**Given exercise:** Skip the pictures. Set down, word for word, the lines from the start of the material up to and including the line with "return Y_END - (py - BORDER) / Y_UNIT".

**Source material:**
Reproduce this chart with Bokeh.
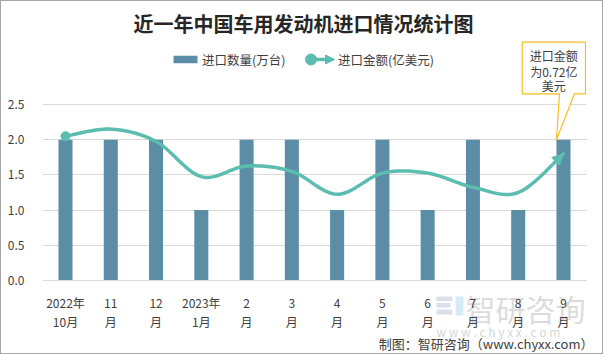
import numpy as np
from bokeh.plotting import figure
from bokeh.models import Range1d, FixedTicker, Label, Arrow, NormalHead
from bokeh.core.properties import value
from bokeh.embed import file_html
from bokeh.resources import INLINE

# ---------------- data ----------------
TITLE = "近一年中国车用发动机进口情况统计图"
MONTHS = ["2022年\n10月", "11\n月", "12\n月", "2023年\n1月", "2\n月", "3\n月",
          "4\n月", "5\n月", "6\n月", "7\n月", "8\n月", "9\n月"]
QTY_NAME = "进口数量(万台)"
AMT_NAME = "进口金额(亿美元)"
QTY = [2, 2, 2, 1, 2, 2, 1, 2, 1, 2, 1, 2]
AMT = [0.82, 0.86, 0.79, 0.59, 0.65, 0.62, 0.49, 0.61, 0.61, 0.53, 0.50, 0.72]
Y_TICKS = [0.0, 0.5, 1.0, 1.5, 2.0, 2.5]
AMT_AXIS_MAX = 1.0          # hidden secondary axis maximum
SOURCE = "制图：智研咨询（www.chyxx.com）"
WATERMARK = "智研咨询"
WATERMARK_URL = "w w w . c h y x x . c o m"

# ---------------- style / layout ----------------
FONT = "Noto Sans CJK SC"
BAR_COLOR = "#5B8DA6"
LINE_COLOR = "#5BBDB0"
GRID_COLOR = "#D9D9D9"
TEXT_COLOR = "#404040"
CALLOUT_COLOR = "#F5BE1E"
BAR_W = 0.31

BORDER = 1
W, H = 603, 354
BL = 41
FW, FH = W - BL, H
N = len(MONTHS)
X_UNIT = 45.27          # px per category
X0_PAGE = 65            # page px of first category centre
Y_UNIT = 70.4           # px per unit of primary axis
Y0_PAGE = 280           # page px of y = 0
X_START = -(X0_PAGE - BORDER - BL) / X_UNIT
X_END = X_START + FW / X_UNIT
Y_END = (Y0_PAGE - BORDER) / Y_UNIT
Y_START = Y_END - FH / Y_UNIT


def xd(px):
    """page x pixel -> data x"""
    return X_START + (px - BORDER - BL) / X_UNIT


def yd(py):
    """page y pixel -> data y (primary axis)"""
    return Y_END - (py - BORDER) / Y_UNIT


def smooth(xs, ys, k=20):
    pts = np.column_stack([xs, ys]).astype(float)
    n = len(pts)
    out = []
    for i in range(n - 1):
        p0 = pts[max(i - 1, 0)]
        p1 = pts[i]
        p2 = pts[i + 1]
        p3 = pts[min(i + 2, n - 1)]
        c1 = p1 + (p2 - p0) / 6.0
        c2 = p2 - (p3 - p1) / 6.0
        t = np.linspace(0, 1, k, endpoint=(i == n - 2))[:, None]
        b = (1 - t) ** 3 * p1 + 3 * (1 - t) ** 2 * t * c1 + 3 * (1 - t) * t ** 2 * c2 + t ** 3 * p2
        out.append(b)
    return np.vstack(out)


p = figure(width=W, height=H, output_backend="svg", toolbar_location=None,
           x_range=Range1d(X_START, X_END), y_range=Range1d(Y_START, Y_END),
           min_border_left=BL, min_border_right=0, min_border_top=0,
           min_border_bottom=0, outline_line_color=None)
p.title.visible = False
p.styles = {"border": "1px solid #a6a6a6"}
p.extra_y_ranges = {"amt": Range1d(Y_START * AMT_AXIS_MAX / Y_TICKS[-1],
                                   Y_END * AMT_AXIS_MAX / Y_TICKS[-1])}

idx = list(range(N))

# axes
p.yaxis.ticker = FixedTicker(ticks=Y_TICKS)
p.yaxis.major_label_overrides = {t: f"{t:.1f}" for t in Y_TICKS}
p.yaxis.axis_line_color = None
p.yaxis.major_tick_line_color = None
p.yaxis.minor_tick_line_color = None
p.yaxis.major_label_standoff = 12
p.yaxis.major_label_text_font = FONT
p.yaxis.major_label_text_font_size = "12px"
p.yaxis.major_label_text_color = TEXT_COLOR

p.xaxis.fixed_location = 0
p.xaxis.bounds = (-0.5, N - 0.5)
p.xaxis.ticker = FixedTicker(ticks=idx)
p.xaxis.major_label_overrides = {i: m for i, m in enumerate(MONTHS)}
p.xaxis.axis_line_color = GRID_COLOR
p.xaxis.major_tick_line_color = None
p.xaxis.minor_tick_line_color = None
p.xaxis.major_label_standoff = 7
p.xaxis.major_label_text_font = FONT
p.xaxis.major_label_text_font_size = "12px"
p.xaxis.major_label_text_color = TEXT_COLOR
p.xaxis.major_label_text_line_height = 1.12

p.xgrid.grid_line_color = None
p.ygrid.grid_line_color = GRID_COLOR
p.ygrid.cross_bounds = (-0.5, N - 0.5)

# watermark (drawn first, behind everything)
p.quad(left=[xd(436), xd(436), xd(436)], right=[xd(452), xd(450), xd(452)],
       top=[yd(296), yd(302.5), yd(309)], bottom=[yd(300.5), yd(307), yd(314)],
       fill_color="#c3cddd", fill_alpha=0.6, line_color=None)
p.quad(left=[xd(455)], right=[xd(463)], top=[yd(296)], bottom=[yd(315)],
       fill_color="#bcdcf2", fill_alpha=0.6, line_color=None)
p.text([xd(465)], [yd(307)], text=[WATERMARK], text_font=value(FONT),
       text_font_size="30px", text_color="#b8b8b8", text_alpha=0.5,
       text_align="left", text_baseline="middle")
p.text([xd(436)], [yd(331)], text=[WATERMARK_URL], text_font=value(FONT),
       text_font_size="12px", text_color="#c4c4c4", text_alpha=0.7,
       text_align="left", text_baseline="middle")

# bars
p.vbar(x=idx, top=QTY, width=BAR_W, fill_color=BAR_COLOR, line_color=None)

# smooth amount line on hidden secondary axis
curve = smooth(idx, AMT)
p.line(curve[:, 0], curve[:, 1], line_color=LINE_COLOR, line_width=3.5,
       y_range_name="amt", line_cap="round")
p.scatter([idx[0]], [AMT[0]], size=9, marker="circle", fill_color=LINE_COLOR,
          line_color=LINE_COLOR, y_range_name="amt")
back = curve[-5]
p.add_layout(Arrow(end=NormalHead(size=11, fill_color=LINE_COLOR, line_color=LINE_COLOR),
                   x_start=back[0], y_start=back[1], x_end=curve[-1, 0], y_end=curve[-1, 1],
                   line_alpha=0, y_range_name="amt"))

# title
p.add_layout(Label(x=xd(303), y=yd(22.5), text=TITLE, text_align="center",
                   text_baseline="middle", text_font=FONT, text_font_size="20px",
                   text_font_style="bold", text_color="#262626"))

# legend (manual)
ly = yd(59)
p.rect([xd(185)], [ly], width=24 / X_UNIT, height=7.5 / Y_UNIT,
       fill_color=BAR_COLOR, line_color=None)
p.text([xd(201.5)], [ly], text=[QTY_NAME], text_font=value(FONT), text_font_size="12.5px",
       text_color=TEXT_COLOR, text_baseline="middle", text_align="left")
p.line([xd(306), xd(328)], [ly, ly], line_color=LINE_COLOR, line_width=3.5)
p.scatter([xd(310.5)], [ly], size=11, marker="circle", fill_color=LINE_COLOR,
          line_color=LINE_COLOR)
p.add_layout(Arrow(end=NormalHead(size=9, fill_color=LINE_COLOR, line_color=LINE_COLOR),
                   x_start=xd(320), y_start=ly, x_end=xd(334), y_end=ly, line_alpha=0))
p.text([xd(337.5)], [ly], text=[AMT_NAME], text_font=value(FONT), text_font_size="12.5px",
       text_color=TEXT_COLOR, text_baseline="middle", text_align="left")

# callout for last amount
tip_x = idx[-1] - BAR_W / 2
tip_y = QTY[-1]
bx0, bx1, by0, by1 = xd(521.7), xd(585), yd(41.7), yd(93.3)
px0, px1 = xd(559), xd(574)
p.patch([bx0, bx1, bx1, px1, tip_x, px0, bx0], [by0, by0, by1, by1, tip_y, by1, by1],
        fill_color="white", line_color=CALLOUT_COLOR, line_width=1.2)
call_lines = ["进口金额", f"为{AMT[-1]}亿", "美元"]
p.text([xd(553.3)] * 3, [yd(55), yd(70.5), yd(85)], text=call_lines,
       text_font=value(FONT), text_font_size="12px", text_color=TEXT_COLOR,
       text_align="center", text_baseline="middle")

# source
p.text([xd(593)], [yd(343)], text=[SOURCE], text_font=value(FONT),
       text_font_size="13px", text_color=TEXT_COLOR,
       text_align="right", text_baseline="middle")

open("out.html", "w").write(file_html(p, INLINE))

**Correct response:**
Reproduce this chart with Bokeh.
import numpy as np
from bokeh.plotting import figure
from bokeh.models import Range1d, FixedTicker, Label, Arrow, NormalHead
from bokeh.core.properties import value
from bokeh.embed import file_html
from bokeh.resources import INLINE

# ---------------- data ----------------
TITLE = "近一年中国车用发动机进口情况统计图"
MONTHS = ["2022年\n10月", "11\n月", "12\n月", "2023年\n1月", "2\n月", "3\n月",
          "4\n月", "5\n月", "6\n月", "7\n月", "8\n月", "9\n月"]
QTY_NAME = "进口数量(万台)"
AMT_NAME = "进口金额(亿美元)"
QTY = [2, 2, 2, 1, 2, 2, 1, 2, 1, 2, 1, 2]
AMT = [0.82, 0.86, 0.79, 0.59, 0.65, 0.62, 0.49, 0.61, 0.61, 0.53, 0.50, 0.72]
Y_TICKS = [0.0, 0.5, 1.0, 1.5, 2.0, 2.5]
AMT_AXIS_MAX = 1.0          # hidden secondary axis maximum
SOURCE = "制图：智研咨询（www.chyxx.com）"
WATERMARK = "智研咨询"
WATERMARK_URL = "w w w . c h y x x . c o m"

# ---------------- style / layout ----------------
FONT = "Noto Sans CJK SC"
BAR_COLOR = "#5B8DA6"
LINE_COLOR = "#5BBDB0"
GRID_COLOR = "#D9D9D9"
TEXT_COLOR = "#404040"
CALLOUT_COLOR = "#F5BE1E"
BAR_W = 0.31

BORDER = 1
W, H = 603, 354
BL = 41
FW, FH = W - BL, H
N = len(MONTHS)
X_UNIT = 45.27          # px per category
X0_PAGE = 65            # page px of first category centre
Y_UNIT = 70.4           # px per unit of primary axis
Y0_PAGE = 280           # page px of y = 0
X_START = -(X0_PAGE - BORDER - BL) / X_UNIT
X_END = X_START + FW / X_UNIT
Y_END = (Y0_PAGE - BORDER) / Y_UNIT
Y_START = Y_END - FH / Y_UNIT


def xd(px):
    """page x pixel -> data x"""
    return X_START + (px - BORDER - BL) / X_UNIT


def yd(py):
    """page y pixel -> data y (primary axis)"""
    return Y_END - (py - BORDER) / Y_UNIT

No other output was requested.